* Begin Material *
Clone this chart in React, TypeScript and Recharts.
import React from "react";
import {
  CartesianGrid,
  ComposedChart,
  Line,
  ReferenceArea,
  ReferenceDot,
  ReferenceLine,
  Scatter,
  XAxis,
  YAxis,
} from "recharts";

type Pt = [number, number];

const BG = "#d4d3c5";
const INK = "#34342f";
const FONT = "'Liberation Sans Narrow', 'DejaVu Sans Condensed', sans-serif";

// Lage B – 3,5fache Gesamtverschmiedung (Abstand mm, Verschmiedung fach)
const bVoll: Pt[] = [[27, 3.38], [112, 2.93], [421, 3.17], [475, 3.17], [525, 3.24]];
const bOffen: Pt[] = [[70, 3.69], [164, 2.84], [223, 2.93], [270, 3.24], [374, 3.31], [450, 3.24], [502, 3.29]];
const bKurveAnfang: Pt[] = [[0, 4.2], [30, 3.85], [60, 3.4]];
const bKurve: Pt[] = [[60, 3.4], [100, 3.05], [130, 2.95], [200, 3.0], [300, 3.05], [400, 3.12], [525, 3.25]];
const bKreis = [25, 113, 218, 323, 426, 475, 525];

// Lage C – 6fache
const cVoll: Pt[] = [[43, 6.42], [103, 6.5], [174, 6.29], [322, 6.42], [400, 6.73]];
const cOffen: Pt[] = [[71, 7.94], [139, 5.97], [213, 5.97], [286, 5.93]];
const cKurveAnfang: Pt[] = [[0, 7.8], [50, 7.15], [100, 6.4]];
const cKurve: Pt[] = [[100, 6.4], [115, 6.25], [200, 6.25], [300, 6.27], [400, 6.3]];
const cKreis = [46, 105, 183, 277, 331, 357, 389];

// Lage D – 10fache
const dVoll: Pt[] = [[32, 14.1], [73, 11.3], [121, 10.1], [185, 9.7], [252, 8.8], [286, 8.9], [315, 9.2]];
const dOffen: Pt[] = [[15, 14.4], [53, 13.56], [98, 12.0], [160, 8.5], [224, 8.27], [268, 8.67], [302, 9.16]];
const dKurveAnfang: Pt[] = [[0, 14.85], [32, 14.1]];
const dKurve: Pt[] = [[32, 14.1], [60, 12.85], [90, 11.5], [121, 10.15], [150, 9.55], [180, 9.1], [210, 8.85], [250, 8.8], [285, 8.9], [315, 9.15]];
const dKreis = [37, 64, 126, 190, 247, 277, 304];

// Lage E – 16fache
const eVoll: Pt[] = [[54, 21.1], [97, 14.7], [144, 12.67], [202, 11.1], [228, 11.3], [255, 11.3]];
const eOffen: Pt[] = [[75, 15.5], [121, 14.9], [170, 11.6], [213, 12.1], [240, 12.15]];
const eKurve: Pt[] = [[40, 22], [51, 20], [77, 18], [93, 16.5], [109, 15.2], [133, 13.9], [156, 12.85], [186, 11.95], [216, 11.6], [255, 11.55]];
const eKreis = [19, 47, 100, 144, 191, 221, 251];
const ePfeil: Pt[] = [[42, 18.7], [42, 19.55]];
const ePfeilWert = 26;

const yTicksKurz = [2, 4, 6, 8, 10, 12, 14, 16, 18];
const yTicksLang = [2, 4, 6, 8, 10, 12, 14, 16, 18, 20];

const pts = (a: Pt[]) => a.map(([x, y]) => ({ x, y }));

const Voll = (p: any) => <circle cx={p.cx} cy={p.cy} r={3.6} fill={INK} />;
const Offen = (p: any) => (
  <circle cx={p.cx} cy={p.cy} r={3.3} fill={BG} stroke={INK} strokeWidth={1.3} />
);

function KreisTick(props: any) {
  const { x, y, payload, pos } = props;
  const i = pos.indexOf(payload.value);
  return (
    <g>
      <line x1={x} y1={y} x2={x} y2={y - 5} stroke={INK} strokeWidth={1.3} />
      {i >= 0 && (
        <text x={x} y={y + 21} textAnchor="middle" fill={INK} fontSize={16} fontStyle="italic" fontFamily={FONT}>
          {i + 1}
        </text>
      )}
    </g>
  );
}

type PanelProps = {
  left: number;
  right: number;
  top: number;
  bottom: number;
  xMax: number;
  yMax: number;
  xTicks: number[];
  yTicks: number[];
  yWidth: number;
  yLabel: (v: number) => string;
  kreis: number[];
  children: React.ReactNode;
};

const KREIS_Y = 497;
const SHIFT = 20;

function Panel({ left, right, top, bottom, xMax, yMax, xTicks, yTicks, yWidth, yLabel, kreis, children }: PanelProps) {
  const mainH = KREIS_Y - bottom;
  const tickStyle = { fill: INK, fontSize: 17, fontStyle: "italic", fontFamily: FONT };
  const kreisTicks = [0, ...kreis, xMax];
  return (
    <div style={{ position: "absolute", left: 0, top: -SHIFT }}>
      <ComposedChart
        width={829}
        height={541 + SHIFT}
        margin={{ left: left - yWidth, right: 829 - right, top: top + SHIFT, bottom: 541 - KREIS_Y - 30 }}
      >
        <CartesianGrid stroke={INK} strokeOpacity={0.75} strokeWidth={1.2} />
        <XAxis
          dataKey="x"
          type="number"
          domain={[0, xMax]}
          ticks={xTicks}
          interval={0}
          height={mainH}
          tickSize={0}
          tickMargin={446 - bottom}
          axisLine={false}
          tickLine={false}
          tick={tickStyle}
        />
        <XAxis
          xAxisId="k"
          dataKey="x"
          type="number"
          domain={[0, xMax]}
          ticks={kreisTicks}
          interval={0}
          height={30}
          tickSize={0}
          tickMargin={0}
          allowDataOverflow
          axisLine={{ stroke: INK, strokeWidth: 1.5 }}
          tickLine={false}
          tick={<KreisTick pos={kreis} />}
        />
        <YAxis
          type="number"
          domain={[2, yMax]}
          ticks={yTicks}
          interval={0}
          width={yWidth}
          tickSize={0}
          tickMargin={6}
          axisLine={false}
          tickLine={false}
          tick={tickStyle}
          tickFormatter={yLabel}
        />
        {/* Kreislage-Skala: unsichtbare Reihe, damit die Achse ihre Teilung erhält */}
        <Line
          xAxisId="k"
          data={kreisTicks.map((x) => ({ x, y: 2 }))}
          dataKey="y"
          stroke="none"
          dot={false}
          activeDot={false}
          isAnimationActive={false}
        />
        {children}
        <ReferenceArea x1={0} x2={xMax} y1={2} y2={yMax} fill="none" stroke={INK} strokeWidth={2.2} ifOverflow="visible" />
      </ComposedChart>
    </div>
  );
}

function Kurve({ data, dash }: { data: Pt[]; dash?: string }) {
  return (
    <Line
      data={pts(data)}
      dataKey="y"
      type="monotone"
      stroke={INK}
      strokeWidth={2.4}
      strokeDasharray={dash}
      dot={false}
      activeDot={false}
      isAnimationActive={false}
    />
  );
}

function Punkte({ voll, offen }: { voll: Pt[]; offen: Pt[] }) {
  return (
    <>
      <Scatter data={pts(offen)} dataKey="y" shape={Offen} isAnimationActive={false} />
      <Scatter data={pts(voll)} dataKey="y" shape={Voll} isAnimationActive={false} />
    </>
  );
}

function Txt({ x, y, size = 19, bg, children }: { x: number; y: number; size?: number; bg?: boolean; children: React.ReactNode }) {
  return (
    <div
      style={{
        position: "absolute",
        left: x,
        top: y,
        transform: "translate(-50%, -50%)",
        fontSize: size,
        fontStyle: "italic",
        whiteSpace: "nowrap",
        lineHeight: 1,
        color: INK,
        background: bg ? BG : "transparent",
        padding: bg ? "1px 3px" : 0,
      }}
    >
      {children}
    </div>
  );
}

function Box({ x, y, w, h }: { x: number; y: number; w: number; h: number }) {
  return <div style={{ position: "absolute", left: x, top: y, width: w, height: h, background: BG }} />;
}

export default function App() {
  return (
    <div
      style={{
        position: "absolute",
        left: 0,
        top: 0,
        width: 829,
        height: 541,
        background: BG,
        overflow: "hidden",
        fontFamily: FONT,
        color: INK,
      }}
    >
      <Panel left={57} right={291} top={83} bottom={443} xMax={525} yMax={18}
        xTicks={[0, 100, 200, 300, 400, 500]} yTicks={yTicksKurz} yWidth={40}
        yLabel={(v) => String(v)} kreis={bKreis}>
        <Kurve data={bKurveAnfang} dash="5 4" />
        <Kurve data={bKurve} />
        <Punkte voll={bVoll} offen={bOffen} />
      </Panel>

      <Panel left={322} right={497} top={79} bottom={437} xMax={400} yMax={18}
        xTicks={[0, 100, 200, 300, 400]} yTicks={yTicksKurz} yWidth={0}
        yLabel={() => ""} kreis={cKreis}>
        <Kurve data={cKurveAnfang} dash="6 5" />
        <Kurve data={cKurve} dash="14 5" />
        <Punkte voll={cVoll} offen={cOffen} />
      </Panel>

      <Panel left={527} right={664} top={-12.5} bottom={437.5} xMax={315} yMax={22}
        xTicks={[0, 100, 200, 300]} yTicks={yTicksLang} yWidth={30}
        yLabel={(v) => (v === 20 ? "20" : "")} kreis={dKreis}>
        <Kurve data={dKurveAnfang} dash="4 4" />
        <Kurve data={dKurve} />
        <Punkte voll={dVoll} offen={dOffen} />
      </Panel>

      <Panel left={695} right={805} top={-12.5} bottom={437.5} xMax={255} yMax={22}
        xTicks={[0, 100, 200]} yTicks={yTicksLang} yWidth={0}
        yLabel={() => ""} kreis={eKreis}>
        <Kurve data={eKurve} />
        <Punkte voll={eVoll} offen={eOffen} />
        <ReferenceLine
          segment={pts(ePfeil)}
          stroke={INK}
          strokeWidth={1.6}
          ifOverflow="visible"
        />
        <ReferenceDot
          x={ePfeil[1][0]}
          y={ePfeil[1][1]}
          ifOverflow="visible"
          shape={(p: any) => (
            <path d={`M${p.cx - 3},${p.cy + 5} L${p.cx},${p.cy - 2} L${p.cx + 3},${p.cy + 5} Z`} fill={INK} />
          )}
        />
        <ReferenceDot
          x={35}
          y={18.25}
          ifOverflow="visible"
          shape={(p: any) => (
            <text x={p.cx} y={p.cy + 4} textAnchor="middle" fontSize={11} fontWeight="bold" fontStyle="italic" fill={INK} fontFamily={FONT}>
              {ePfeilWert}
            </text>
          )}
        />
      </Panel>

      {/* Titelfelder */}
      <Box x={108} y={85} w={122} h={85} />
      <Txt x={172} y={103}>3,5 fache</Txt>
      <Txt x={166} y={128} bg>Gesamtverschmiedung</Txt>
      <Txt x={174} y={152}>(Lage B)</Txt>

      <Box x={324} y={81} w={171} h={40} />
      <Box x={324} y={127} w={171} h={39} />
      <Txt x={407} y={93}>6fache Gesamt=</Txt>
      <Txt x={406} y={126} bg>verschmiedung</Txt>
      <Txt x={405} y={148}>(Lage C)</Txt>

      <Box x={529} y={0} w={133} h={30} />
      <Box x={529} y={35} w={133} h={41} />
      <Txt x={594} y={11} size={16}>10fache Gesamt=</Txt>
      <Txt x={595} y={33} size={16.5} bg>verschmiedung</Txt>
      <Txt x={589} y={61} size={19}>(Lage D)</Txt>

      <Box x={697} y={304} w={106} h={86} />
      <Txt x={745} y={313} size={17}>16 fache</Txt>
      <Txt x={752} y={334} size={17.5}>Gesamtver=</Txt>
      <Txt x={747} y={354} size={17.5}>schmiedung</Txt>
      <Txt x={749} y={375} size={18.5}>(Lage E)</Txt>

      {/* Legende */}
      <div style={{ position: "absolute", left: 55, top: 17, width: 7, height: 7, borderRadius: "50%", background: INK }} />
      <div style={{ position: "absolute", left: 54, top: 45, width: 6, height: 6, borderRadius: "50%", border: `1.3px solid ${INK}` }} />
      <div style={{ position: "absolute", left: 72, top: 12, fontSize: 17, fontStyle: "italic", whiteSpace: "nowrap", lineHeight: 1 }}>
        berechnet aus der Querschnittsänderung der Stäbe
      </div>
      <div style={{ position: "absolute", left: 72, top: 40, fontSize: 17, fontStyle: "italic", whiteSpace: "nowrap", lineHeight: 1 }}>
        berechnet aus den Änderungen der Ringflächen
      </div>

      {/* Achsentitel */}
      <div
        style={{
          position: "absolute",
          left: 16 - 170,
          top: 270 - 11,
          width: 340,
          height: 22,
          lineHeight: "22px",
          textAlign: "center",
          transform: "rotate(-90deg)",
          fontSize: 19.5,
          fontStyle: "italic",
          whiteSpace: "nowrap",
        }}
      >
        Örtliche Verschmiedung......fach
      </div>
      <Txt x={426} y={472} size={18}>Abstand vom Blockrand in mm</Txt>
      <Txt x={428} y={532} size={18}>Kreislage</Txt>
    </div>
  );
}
* End Material *
#### [What to do]
From the opening line of the data above, please print each line as written up to and including the line that contains "const dKreis = [37, 64, 126, 190, 247, 277, 304];", and nothing more.

#### [Answer to the exercise]
Clone this chart in React, TypeScript and Recharts.
import React from "react";
import {
  CartesianGrid,
  ComposedChart,
  Line,
  ReferenceArea,
  ReferenceDot,
  ReferenceLine,
  Scatter,
  XAxis,
  YAxis,
} from "recharts";

type Pt = [number, number];

const BG = "#d4d3c5";
const INK = "#34342f";
const FONT = "'Liberation Sans Narrow', 'DejaVu Sans Condensed', sans-serif";

// Lage B – 3,5fache Gesamtverschmiedung (Abstand mm, Verschmiedung fach)
const bVoll: Pt[] = [[27, 3.38], [112, 2.93], [421, 3.17], [475, 3.17], [525, 3.24]];
const bOffen: Pt[] = [[70, 3.69], [164, 2.84], [223, 2.93], [270, 3.24], [374, 3.31], [450, 3.24], [502, 3.29]];
const bKurveAnfang: Pt[] = [[0, 4.2], [30, 3.85], [60, 3.4]];
const bKurve: Pt[] = [[60, 3.4], [100, 3.05], [130, 2.95], [200, 3.0], [300, 3.05], [400, 3.12], [525, 3.25]];
const bKreis = [25, 113, 218, 323, 426, 475, 525];

// Lage C – 6fache
const cVoll: Pt[] = [[43, 6.42], [103, 6.5], [174, 6.29], [322, 6.42], [400, 6.73]];
const cOffen: Pt[] = [[71, 7.94], [139, 5.97], [213, 5.97], [286, 5.93]];
const cKurveAnfang: Pt[] = [[0, 7.8], [50, 7.15], [100, 6.4]];
const cKurve: Pt[] = [[100, 6.4], [115, 6.25], [200, 6.25], [300, 6.27], [400, 6.3]];
const cKreis = [46, 105, 183, 277, 331, 357, 389];

// Lage D – 10fache
const dVoll: Pt[] = [[32, 14.1], [73, 11.3], [121, 10.1], [185, 9.7], [252, 8.8], [286, 8.9], [315, 9.2]];
const dOffen: Pt[] = [[15, 14.4], [53, 13.56], [98, 12.0], [160, 8.5], [224, 8.27], [268, 8.67], [302, 9.16]];
const dKurveAnfang: Pt[] = [[0, 14.85], [32, 14.1]];
const dKurve: Pt[] = [[32, 14.1], [60, 12.85], [90, 11.5], [121, 10.15], [150, 9.55], [180, 9.1], [210, 8.85], [250, 8.8], [285, 8.9], [315, 9.15]];
const dKreis = [37, 64, 126, 190, 247, 277, 304];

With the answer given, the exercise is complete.